Still, there's a part of me that desperately wants them to accept and trust me and know that I've got their back. My girlfriend loves spending time with kids, so I want to, too. That's why I'll say yes when they ask me to play house, even though they always demand that I take on the role of the family dog. And that's why I'll sit there acting like it's the most interesting in the world when they show me their new Justin Bieber magazines and tell me what his favorite color and food are. (Purple and spaghetti.)
We were out shopping the other day, and when my girlfriend wasn't looking, I slipped a DVD copy of the Bieber concert movie into our cart. Not only do I come across as Mr. Awesome for getting the girls the movie, but it gives them something to do other than bounce, hop, skip, sing, etc. Win-win, right?
That's what I thought. Until this morning, when I woke up humming the most irritating earworm of all time:
"It's like bay-bee, bay-bee, bay-bee, ohhh, like bay-bee, bay-bee, bay-bee, nooo!"
I hadn't thought of the repercussions of devoting a small percentage of my life's soundtrack to Justin Bieber, and now his evil little song is stuck on autopilot in my brain. I can appreciate catchy yet blindingly stupid music -- that's why God made The Ramones, after all -- but have their ever been lyrics more insipid than Justin Bieber's "Baby"? That's when it dawned on me, and the answer is YES, I HAVE heard lyrics just as bad:
"Love, love me do, you know I love you, I'll always be true, so ple-e-e-ease, love me do."
Think about it: A debut album full of silly, catchy, G-rated love songs. Young girls shrieking in a near-riot pandemonium. A really bad haircut. Who am I describing? Justin Bieber or 1964 Beatles? They're one in the same. Okay, maybe the Fab Four worked their way to fame playing to seedy clubs in Hamburg and Liverpool. Well, Justin Bieber worked HIS way to fame playing to preteens and pedophiles on Youtube. Was there one single music critic on the face of the Earth in 1964 who would have dreamed that four teenagers singing a song called "I Want To Hold Your Hand" would end up revolutionizing pop music for the rest of time? Maybe before we cast Justin Bieber into the abyss of worthless teenage annoyances, realize that there's a chance he could be a longer haircut, an Indian guru, and a Yoko Ono away from real artistic greatness.
But another thought just crossed my mind: Justin Bieber also has a lot in common with Shaun Cassidy. In 1977, Cassidy launched from a Hardy Boy into a million-selling cover of "Da Doo Ron Ron" and the front page of every other issue of TigerBeat. Heck, even prepubescent Shane had a Shaun Cassidy poster in my room. Any dude who could solve mysteries AND rock out was cool in my 6-year-old world.
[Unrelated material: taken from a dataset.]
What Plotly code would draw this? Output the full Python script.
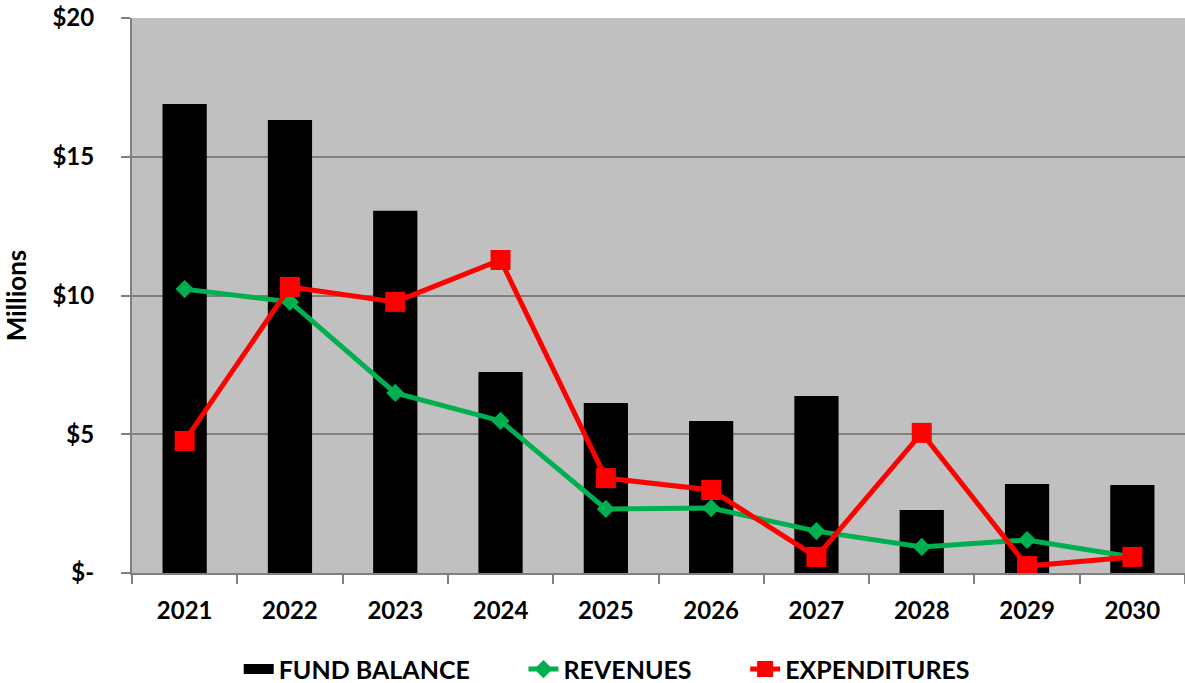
import plotly.graph_objects as go

years = ["2021", "2022", "2023", "2024", "2025", "2026", "2027", "2028", "2029", "2030"]
fund_balance = [16.9, 16.32, 13.05, 7.24, 6.13, 5.48, 6.38, 2.27, 3.21, 3.17]
revenues = [10.23, 9.77, 6.49, 5.48, 2.31, 2.34, 1.51, 0.94, 1.19, 0.58]
expenditures = [4.76, 10.31, 9.77, 11.28, 3.42, 2.99, 0.58, 5.05, 0.25, 0.58]

y_tick_vals = [0, 5, 10, 15, 20]
y_tick_text = ["$-", "$5", "$10", "$15", "$20"]

font_family = "Lato, 'Open Sans', sans-serif"
label_size = 24
legend_size = 25
gap = "\u00a0" * 8  # extra room between legend entries

fig = go.Figure()
# Fund balance columns; the legend swatch is drawn by a wide black key below
fig.add_trace(go.Bar(
    x=years, y=fund_balance, name="FUND BALANCE",
    marker=dict(color="#000000", line=dict(width=0)),
    width=0.42, showlegend=False, legendgroup="fb",
))
fig.add_trace(go.Scatter(
    x=[None], y=[None], name="FUND BALANCE" + gap, mode="lines",
    line=dict(color="#000000", width=17), legendgroup="fb",
    hoverinfo="skip",
))
fig.add_trace(go.Scatter(
    x=years, y=revenues, name="REVENUES" + gap, mode="lines+markers",
    line=dict(color="#00B050", width=5),
    marker=dict(symbol="diamond", size=14, color="#00B050"),
))
fig.add_trace(go.Scatter(
    x=years, y=expenditures, name="EXPENDITURES", mode="lines+markers",
    line=dict(color="#FF0000", width=5),
    marker=dict(symbol="square", size=20, color="#FF0000"),
))

fig.update_layout(
    width=1185, height=683,
    margin=dict(l=132, r=0, t=18, b=110),
    paper_bgcolor="#FFFFFF",
    plot_bgcolor="#C0C0C0",
    font=dict(family=font_family, size=label_size, color="#000000"),
    showlegend=True,
    legend=dict(
        orientation="h", xref="container", yref="container",
        x=0.512, xanchor="center", y=0.02, yanchor="middle",
        font=dict(family=font_family, size=legend_size, color="#000000", weight="bold"),
        tracegroupgap=0,
    ),
)
fig.update_xaxes(
    type="category",
    range=[-0.5, 9.5],
    automargin=False,
    showgrid=False,
    showline=True, linecolor="#808080", linewidth=2,
    ticks="outside", tickson="boundaries", ticklen=9, tickwidth=2, tickcolor="#808080",
    tickfont=dict(family=font_family, size=label_size, weight="bold"),
    ticklabelstandoff=15,
)
fig.update_yaxes(
    range=[0, 20],
    automargin=False,
    tickvals=y_tick_vals, ticktext=y_tick_text,
    showgrid=True, gridcolor="#808080", gridwidth=2,
    showline=True, linecolor="#808080", linewidth=2,
    ticks="outside", ticklen=9, tickwidth=2, tickcolor="#808080",
    tickfont=dict(family=font_family, size=label_size, weight="bold"),
    ticklabelstandoff=22,
    zeroline=False,
    title=dict(text="Millions", font=dict(family=font_family, size=26, weight="bold"), standoff=20),
)

fig.write_html("out.html")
One of my friends is a Quad City-based musician who recently, on a trip out west, finagled his way into tickets to some posh L.A. event. And the way he tells the story, he was queueing in line when he realized that directly in front of him stood an aging yet still recognizable Shaun Cassidy.
After some debate, he tapped him on the shoulder and explained that his sister was a HUGE fan back in the day. That was Shaun Cassidy's cue to turn from Normal-Guy-In-Line to Complete Lunatic. "Who the (expletive) do you think you are? Do you know who the (expletive) I am? Don't (expletive) speak to me!" Etc., etc. My friend really thought that he was about to be decked by Shaun Cassidy, so apparantly one shouldn't da-doo-dredge up the past in front of Mr. Formerly Famous.
So who knows where insta-fame and Bieber Fever will take our pal Justin? I'm not convinced that he's destined to become a musical icon, but he's got as much of a chance as the next guy. After one particular incident that happened to me a few years back, I'll never take ANYTHING for granted.
We were in Chicago to see one of my favorite bands, a criminally under-appreciated Scottish group called The Trashcan Sinatras. They were the opener for a multi-band show at the Cabaret Metro. We pushed our way to the front row and had a fantastic time. Afterwards, we weighed whether or not to stay up front for the headline act. None of us were fans, but they had a silly song called "Creep" that was getting some MTV play, so we thought we'd give them a chance. The lights came up, and this ridiculous little blonde frontman strutted on stage looking like he'd seen "Sid & Nancy" a few too many times, grabbed the mic, and sneered "'Ello! We're Radiohead!" before spending the next song strutting around stage like a peacock to some wholly unmemorable tune. After ten minutes, my friends and I walked out, proudly announcing, "Wow. They suck."
Two years later, Radiohead would release the ground-breaking album "The Bends." Two years after THAT would come "OK Computer," which Time Magazine would later declare to be one of the 100 greatest albums of all time. Radiohead are now one of the most critically-revered bands on the planet. A few years ago, I was happy to be in about the 215th row when they played an open-air concert in downtown Chicago to 75,000 people.
So don't look a gift Bieber in the mouth, I guess -- which is no problem for me, since I can't get my eyes off his magical hair. And who knows, fellow Bieber haters, maybe we're witnessing the dawn of a new American -- err, Canadian -- hero. Or maybe he'll be the flash-in-the-pan that we're all expecting. All I care about is that I made two little girls super happy by buying a DVD. Now if you'll excuse me, I have to go listen to something -- ANYTHING -- that doesn't involve the word "baby."